In the event the plan founded as Russell, having scraped together three runs in nine overs, was taken at second slip fending off a rising delivery from Caddick, who thus overtook Walsh (77 to 76) in their private dual for the honour of being the summer's most prolific wicket-taker. Whether the selectors feel he has done enough to compensate for previous misdemeanours is another matter entirely. Whether fatherhood has any impact - his first child, a daughter, arrived last Monday - could prove even more intriguing.

Next came Alleyne himself, fresh from collecting his team's ninth century of the campaign - surely a damning statistic for any championship aspirant - but his residence proved even briefer, a cut off Rose arrowing to Peter Bowler at point. With the lead a flimsy dozen runs and Pierson's off-breaks beginning to bite, this particular Western was heading for the final reel with the Sioux circling the wagons and the cavalry nowhere in sight.

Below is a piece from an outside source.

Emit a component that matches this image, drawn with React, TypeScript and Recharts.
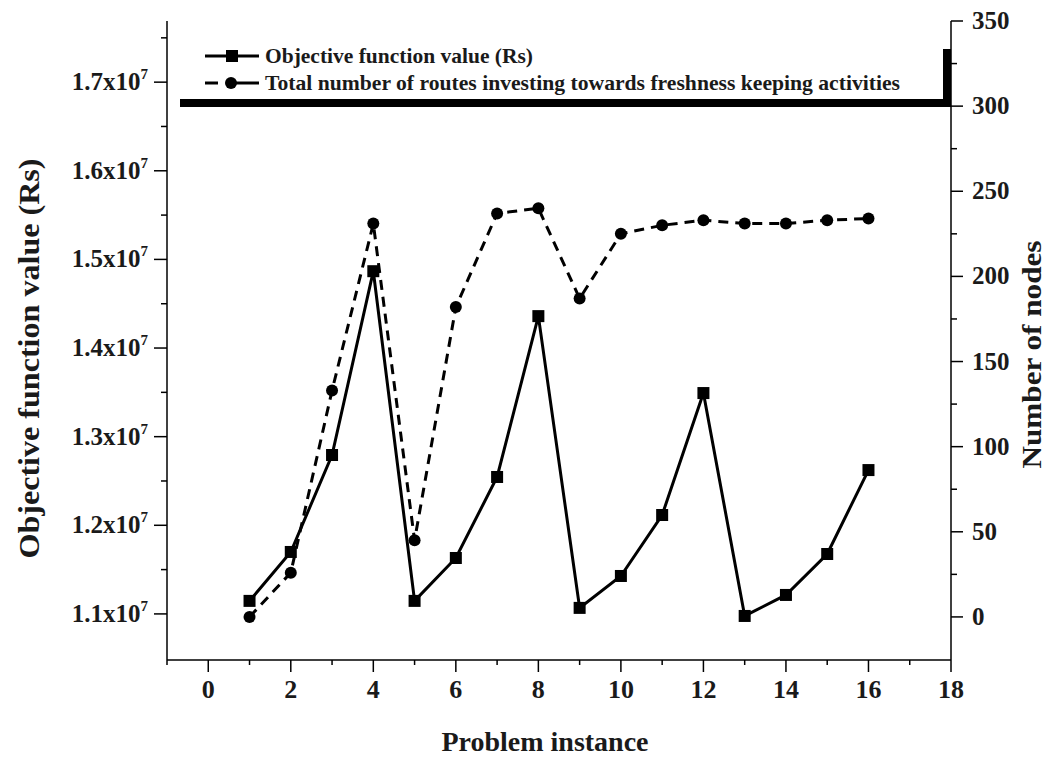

Day 4: Holloway's half-century wins the day

By David Green at Bristol

Somerset (396 & 164-5) bt Gloucs (355 & 204) by 5 wkts

PIRAN Holloway's unbeaten 58, an innings redolent of fortitude and determination, anchored Somerset's innings as they inched their way to the 164 runs they needed to defeat their neighbours and rivals yesterday.

Somerset's triumph has virtually eliminated Gloucestershire from the race for the championship while improving their own chances of the top-eight finish needed to gain entry into next season's Super Cup.

This result went very much against previous form as Somerset have been struggling for much of the season but over four fascinating days' cricket, there could be no doubt that they deserved their success.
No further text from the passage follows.